Despite being opinionated about his dislikes, Anthony Bourdain did admit food is a subjective experience

In his life, the provocateur didn't hold back in sharing his strong aversions when it came to food and food preparation. You could think boy, he's got a chip on his shoulder. But ultimately, in true Anthony Bourdain style, it boils down to something quite simple: pleasure. "Anyone who's a chef, who loves food, ultimately knows that all that matters is: Is it good? Does it give pleasure?" That's his yardstick and it's hard not to agree.

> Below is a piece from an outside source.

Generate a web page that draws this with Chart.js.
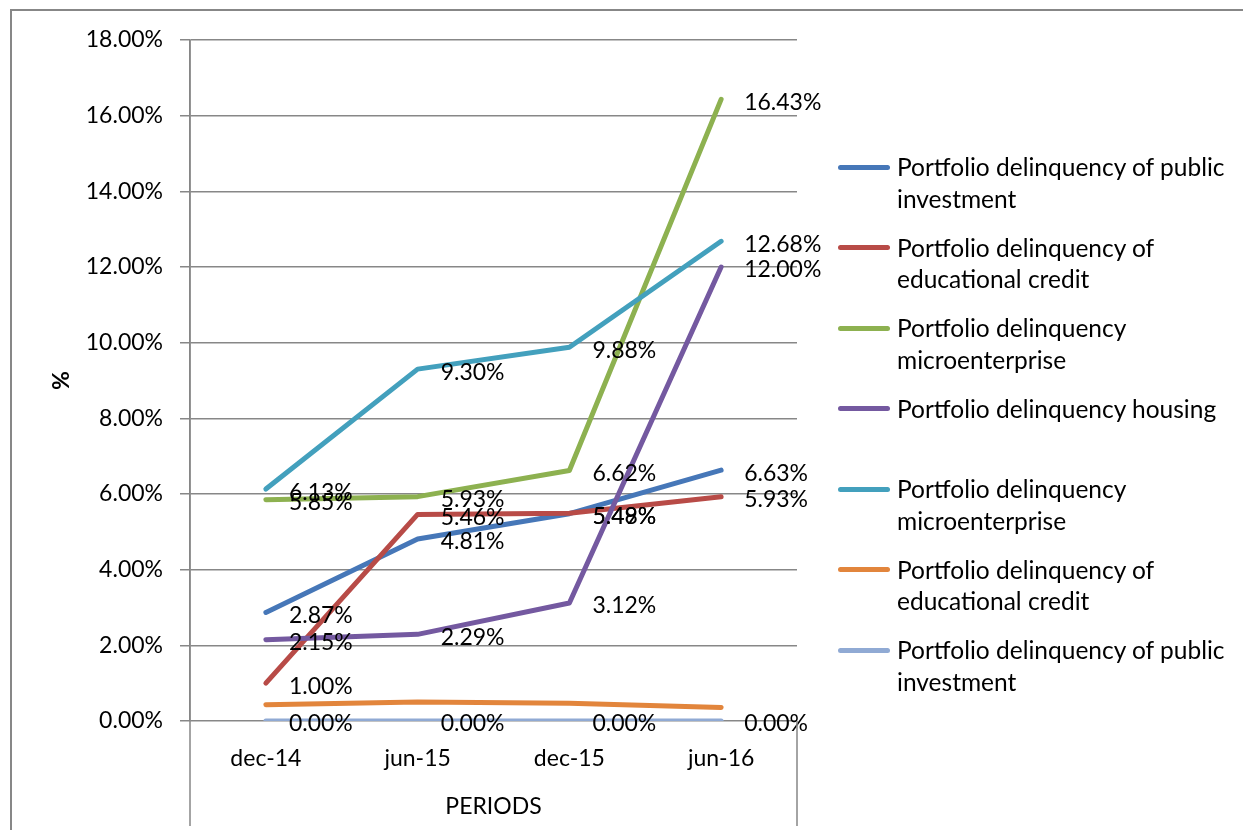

Kathryn Schulz of Slate once spoke to Bourdain about the self-righteousness a person can feel about their opinion of food, what is considered "right" and "wrong" to them. The outspoken Bourdain admitted that one of the troubles with our opinions about food is that before we're even out the starting blocks our preferences are embedded in our identity. "It's an extension of ... your personal history, your province, your region, your tribe, your grandma." The French-trained chef admitted it can make us stubborn and stuck in our ways. "Do not tell a Roman how to make cacio e pepe, for instance," he jokes. Despite the strong feelings he had about different foods, franchises, and fads, Bourdain knew that chefs are more likely to understand the mechanics of taste and because of that, understood that taste is subjective and can vary from person to person.